Los momentos difíciles son parte de la actividad de montaña, como de cualquier otro ámbito –”La vida, de movida, es expuesta”, cree Ramiro–. Y si bien todos los rescates de los que participó sobrevuelan la charla con LA NACION, no se considera un sobreviviente: “Me pasaron muchas más cosas buenas y copadas que malas en la montaña”, aclara.
Su otra pasión
La altura siempre fue su entorno y el andinismo, su pasión. Cuando se recibió de guía, empezó a trabajar profesionalmente y eso le permitió “bancar” sus proyectos personales. “Por suerte, pude concretar prácticamente todos los desafíos que tenía a los 30, como escalar en Chaltén, en Torres del Paine, en Perú, en Bolivia, en los Alpes, en Himalaya”. En 2006, lo invitaron a formar parte de una expedición argentina al Broad Peak, una montaña de más de 8000 metros en la cordillera Karakórum, entre Pakistán y la India.
Como la del Himalaya, Ramiro pudo combinar muchas ascensiones con otra de sus pasiones: el cine. “Cuando empecé a ir a la montaña, mi viejo me dio una cámara.
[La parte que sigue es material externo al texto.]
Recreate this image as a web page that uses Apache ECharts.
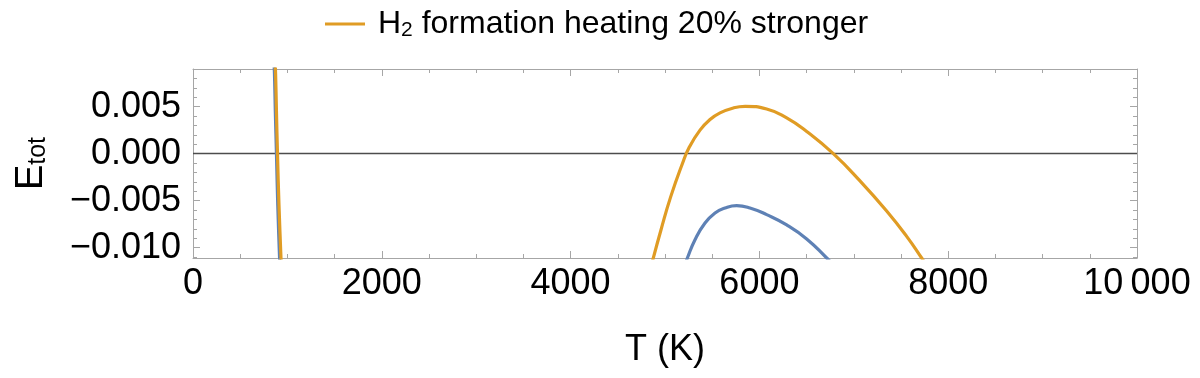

Primero me copé con la fotografía y después, cuando fuimos a las Torres del Paine en 1992, hice mi primera peli en video analógico, en Hi8″, afirma. Con los años, la aparición del video digital le permitió hacer varios cortos y películas más, incluida la que relata la expedición al Broad Peak.
A la hora de rebobinar la cinta de su vida hasta hoy, este hombre de mirada calma piensa que supo aprovechar bastante bien las oportunidades: “Siempre le digo a mis hijos que aprovechen las oportunidades, que no es lo mismo que ser oportunista”, sonríe.
Y suma: “Es clave estar despierto, reconocer que necesitás hacer lo que hacés. Y también saber correrse a tiempo, mutar. Soy de una generación que hizo un montón de cosas, fui parte de un grupo muy motivado, muy compañero. Llegamos en un momento en que había mucho por explorar y por hacer. Y luego todos los palazos de la vida se convirtieron en necesidad. Siempre fui de intervenir. Por eso, cuando me hice guía, sentí que con todo lo que me había pasado tenía que hacer un aporte, un cambio. Y lo logramos, con un montón de amigos y compañeros de la profesión, logramos hacer algo grande”.
A Ramiro lo atrae el magnetismo, el dinamismo constante de la montaña. Dice que es un lugar intenso para vivir y es justamente eso lo que la vuelve atractiva: “Para los montañeros como yo, la actividad de montaña es difícil de definir, porque no es simplemente una actividad deportiva. Yo creo que tiene una buena dosis de arte: te da la posibilidad de crear tu camino, tu ruta en la roca, de hacer tu bajada sobre la nieve virgen, llegar a un filo y descubrir un lugar nuevo. A mí siempre me motivó llegar arriba y ver qué hay más allá. Y otra sensación única de transitar la montaña es la de vivir un tiempo propio, paralelo”.
En su futuro no hay pendientes. Hoy disfruta de los servicios como guía que van surgiendo y, sobre todo, de salir a la montaña con su familia. Sus hijos Ámbar (13) y Justo (9) nacieron y se criaron en ese paisaje que a Ramiro le resulta tan preciado. El tiempo dirá adónde los llevan sus propios intereses. Pero podría intuirse que la motivación siempre estará en sus mochilas.